I put the following in the command line:
wget -r -np -p -k --directory-prefix=C:\ http://crimsonskiesuniverse.com/

Posted: 2007-04-09 04:39pm
by Bounty
Crapsicles, wget didn't get those. You can get to them by adding the corp name to the /universe/corporations URL (or pilots, or tech or whatever). Start downloading, man!

So, can wget be made to follow Javascript links?

Posted: 2007-04-10 06:57pm
by Rogue 9
I have the Universe and Story pages from the Crimson Skies site saved already if that's all you want.

Posted: 2007-04-10 08:11pm
by Adrian Laguna
Do they work completely with all the links and stuff? Because that would be really awesome.

Posted: 2007-04-10 09:55pm
by Pu-239
You could write a script to grep all links that are in javascript and run a 2nd pass using wget...

Posted: 2007-04-11 06:14am
by Rogue 9
Adrian Laguna wrote:Do they work completely with all the links and stuff? Because that would be really awesome.
I didn't bother altering the HTML to make them link to each other, mainly because I only barely know what I'm doing and would fuck it up. But I have them organized into a folder system similar to the tiers of pages on the site.

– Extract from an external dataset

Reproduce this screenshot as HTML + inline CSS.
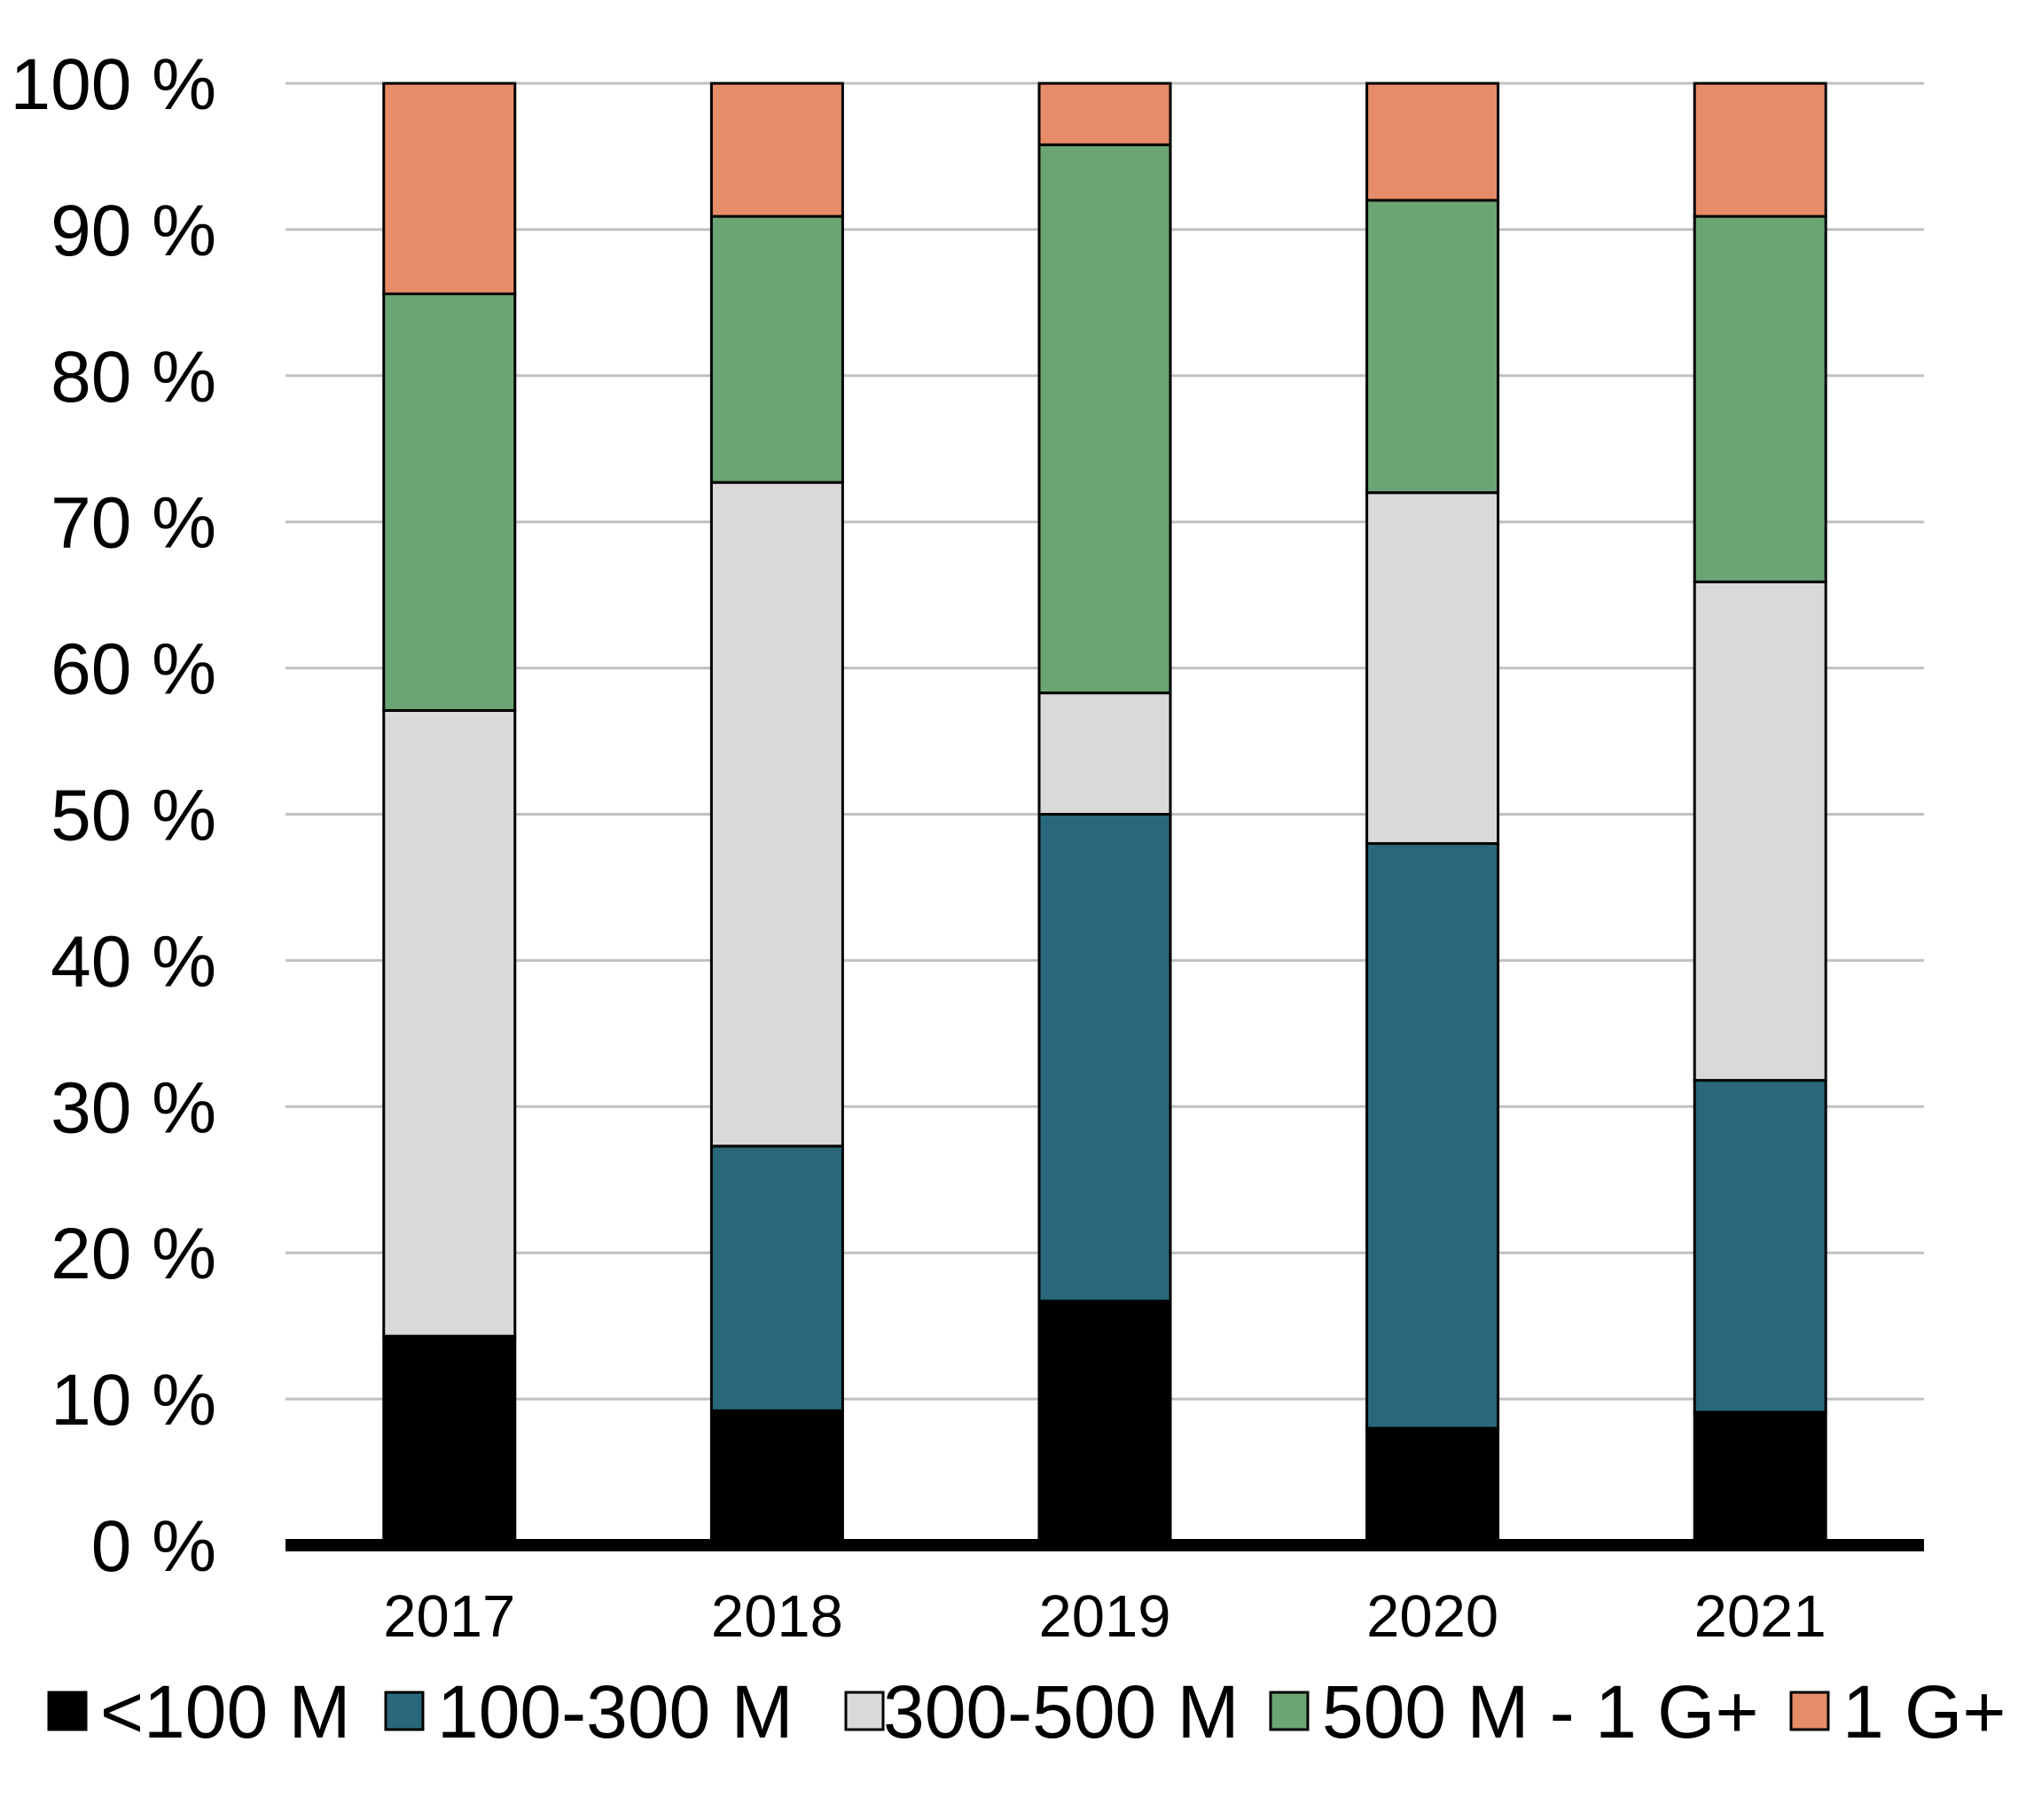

Posted: 2007-04-11 09:01pm
by Pu-239

Code: Select all

#! /bin/bash
#ROOT=$1
ROOT='crimsonskiesuniverse.com'
#wget -m -k -p $1
LIST=`egrep -roH "\('[a-zA-Z_./]*\.[a-zA-Z]{3,4}'\)" $ROOT`
for F in $LIST; do 
        K=`echo $F|cut -f 2 -d':'|sed "s/('//"|sed "s/')//"`
        if [ `echo $K |sed 's/\(^.\{1\}\).*/\1/'` = '/' ]; then
                TOGET=$ROOT$K
        else
                J=`echo $F|cut -f 1 -d':'| sed "s#^(.*##" |sed "s/\/[^/]*\$//#"`; 
                if [ ! -z $J ]; then 
                        I=$J; 
                fi 
                TOGET=echo $I$K;
        fi
        wget -r -l 1 -N -p $TOGET
done
will suck down the javascript and css links as well as downloading most of the site- still need to fix absolute/relative URL problems in the scripts. It probably would work if you threw up the site mirror on the root directory of a server- absolute paths don't work well straight as files though, and I'm too lazy to get apache back up to test. Should also be somewhat straightforward to write a script to fix all the links, but again, I'm lazy. I think most of the content is there, unless the CSS/javascript is inconsistent and also uses double quotes as well as single quotes (should be trivial to rectify this). Only 1 level of recursion on the 2nd pass for the javascript links since it looked like it went into an infinate recursion state.